Friday, May 7, 2010

The Seeds have been Sown

The week started with a loss. A young hybrid called Gina became the first victim of the virus' assault. She passed on at exactly 11 PM, April 25th. She'd been brave until the end, but I did not want to see a similar fate for anyone else, including myself. After much work and long nights, Dr. Parkin, myself, and others developed a cure that would permanently stop the virus from spreading.

There were some moments of cabin fever to tend to in the days leading up to the cure's development. Patients in the MCMC were slowly going mad, namely Mitka and a young kitsune hybrid named Adam. Mitka actually had to be restrained after she killed two male staff members and even tried to eat Echo. Claire equally had been biting any nurse that tried to treat her. The stress was showing in staff too. Dr. Weymss pretty much told Mitka off after she pleaded for someone to help Claire only to demand that it be me and no one else.

The kitsune was just lashing out at everyone I think. It was the night I started mass production of the cure remedy at the lab. The trial batch had worked fine on Adagio, Violet, and Arwen so they had been released. While the vaccine was being bottled, I ventured over to the MCMC to check on the other patients in quarantine. Even though I told him several times that the cure was literally being made as we spoke, he made threats that he needed to be let out no later than the following day or he'd kill someone. The nurse pissed him off. Mitka pissed him off. I pissed him off. Just too much testosterone I think....

I took it better than I thought.
Lately, things have been quiet. Sure externally I'd get into some bickering with Adagio or one of the other patients that were starting to go a little mad. Other than that though, my mind has been...quieter.

I think it's Adagio's doing. We've been conversing more and more without the use of physical communication and at one point, she gave me a seed of sorts. She didn't really explain what it was, but insisted that I had to take the first step on my own and allow the seed to grow. The voices are still there, but I can hear myself think for once in a long time.

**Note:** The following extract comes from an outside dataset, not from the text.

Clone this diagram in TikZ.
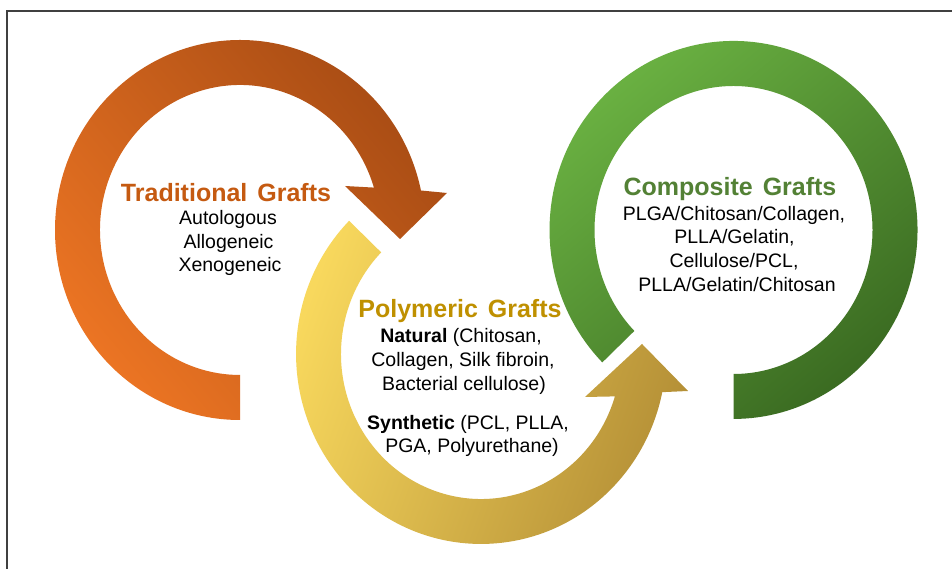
\documentclass[tikz,border=0pt]{standalone}
\usepackage{fontspec}
\setmainfont{Liberation Sans}
\definecolor{orL}{HTML}{EB7423}
\definecolor{orD}{HTML}{A84C14}
\definecolor{yeL}{HTML}{F8D85D}
\definecolor{yeM}{HTML}{E6C04C}
\definecolor{yeD}{HTML}{B48F36}
\definecolor{grL}{HTML}{6CB443}
\definecolor{grD}{HTML}{3A6A21}
\definecolor{orT}{HTML}{C55A11}
\definecolor{yeT}{HTML}{BF9000}
\definecolor{grT}{HTML}{538135}
\definecolor{frameC}{HTML}{404040}
\tikzset{
  ttl/.style={font=\fontsize{25}{30}\selectfont\bfseries, anchor=base, inner sep=0pt},
  bdy/.style={font=\fontsize{19.5}{23.5}\selectfont, anchor=base, inner sep=0pt, text=black},
  frameline/.style={draw=frameC, line width=2pt}
}
\begin{document}
\begin{tikzpicture}[x=1pt,y=1pt]
\useasboundingbox (0,0) rectangle (952,569);
\fill[white] (0,0) rectangle (952,569);
\coordinate (fa) at (7,0);
\coordinate (fb) at (7,558);
\coordinate (fc) at (952,558);
\draw[frameline] (fa) -- (fb) -- (fc);

% orange ring arrow
\shade[left color=orL, middle color=orL!55!orD, right color=orD, shading angle=130]
  (240,149) arc[start angle=270, end angle=12, x radius=185, y radius=190]
  -- (447,376) -- (400,330) -- (345,383)
  -- (373.9,381.4) arc[start angle=17, end angle=270, x radius=140, y radius=145]
  -- cycle;

% yellow ring arrow
\shade[left color=yeL, middle color=yeM, right color=yeD, shading angle=70]
  (349.1,348.2) arc[start angle=135.5, end angle=348.4, x radius=185, y radius=190]
  -- (688,178) -- (642,225) -- (585,172)
  -- (614.9,172.6) arc[start angle=343, end angle=135.5, x radius=140, y radius=145]
  -- cycle;

% green ring
\shade[left color=grL, middle color=grL, right color=grD, shading angle=40]
  (602.3,206.6) arc[start angle=224.5, end angle=-90, x radius=184, y radius=189]
  -- (733.5,195) arc[start angle=-90, end angle=224.5, x radius=139, y radius=144]
  -- cycle;

% texts
\node[ttl, text=orT] (tradT) at (226,367) {Traditional\hspace{0.4em}Grafts};
\node[bdy] (trad1) at (228,344) {Autologous};
\node[bdy] (trad2) at (228.5,320) {Allogeneic};
\node[bdy] (trad3) at (230,297) {Xenogeneic};

\node[ttl, text=yeT] (polyT) at (460,251) {Polymeric\hspace{0.4em}Grafts};
\node[bdy] (poly1) at (461,226) {\textbf{Natural} (Chitosan,};
\node[bdy] (poly2) at (463,202) {Collagen, Silk fibroin,};
\node[bdy] (poly3) at (464,178) {Bacterial cellulose)};
\node[bdy] (poly4) at (468,139) {\textbf{Synthetic} (PCL, PLLA,};
\node[bdy] (poly5) at (472,116) {PGA, Polyurethane)};

\node[ttl, text=grT] (compT) at (730,373) {Composite\hspace{0.4em}Grafts};
\node[bdy] (comp1) at (734,348) {PLGA/Chitosan/Collagen,};
\node[bdy] (comp2) at (734.5,325) {PLLA/Gelatin,};
\node[bdy] (comp3) at (734,301) {Cellulose/PCL,};
\node[bdy] (comp4) at (737,277) {PLLA/Gelatin/Chitosan};
\end{tikzpicture}
\end{document}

I'm going to need that mental clarity in the future. With the virus issue now in the past, Adagio and I moved to the future. Our future that is. Our son.


I only wish I had asked Dr. Junes to do the implanting of the embryo; Adagio's...not the gentlest of souls. Still it's a small pain compared to what's on the way. I'd be lying if I said I wasn't scared. I've lost a child once already. I don't want to lose him too. Even before the embryo was implanted, I found myself talking to him as I tweaked genomes...much like a mother talking to her womb.

I want him and Arwen to be happy and safe. Adagio had the same idea, but of course, she's gone the extra mile and then some. She bought a small private island.

An island! In the middle of freakin' nowhere! We'll have to navigate a damn helicopter just to pick the kids up from school now! Where the hell did she get the money for that anyway?! This is what I get for loving the wickedest woman on the island. Oh Mother and Father above, why did I marry that...that egotistical twig?!


...okay she sold a lot of her personal stock holdings for it. And I know she's not a twig...sorta. Honestly I wish Adagio would not make such major life changing decisions on her own. At least she could ask my imput before signing the papers. From what I understand, the island is outside World union jurisdiction since it was never inhabited. We'll have our own generator, private shipments of supplies, and enough room for the kids. But it's so remote and isolated I worry about how that will affect Arwen and Donatien growing up. Do we really want to shield them from all that happens?

Why does she always do such impulsive things? Adagio thinks everything through except the part where she actually tells me. At the same time though, she has her good impulses. I think she's adopted the female hybrid state of being in heat fully. It's like she has lost the word inhibitions from her vocabulary. Maybe the vaccine did it? Or perhaps she's making up for lost time while in quarantine? I have no idea, but I'm not voicing any complaints. It's a definite change from the Adagio I first met. Still drives me nuts, but she's less cold emotionally if that makes much sense.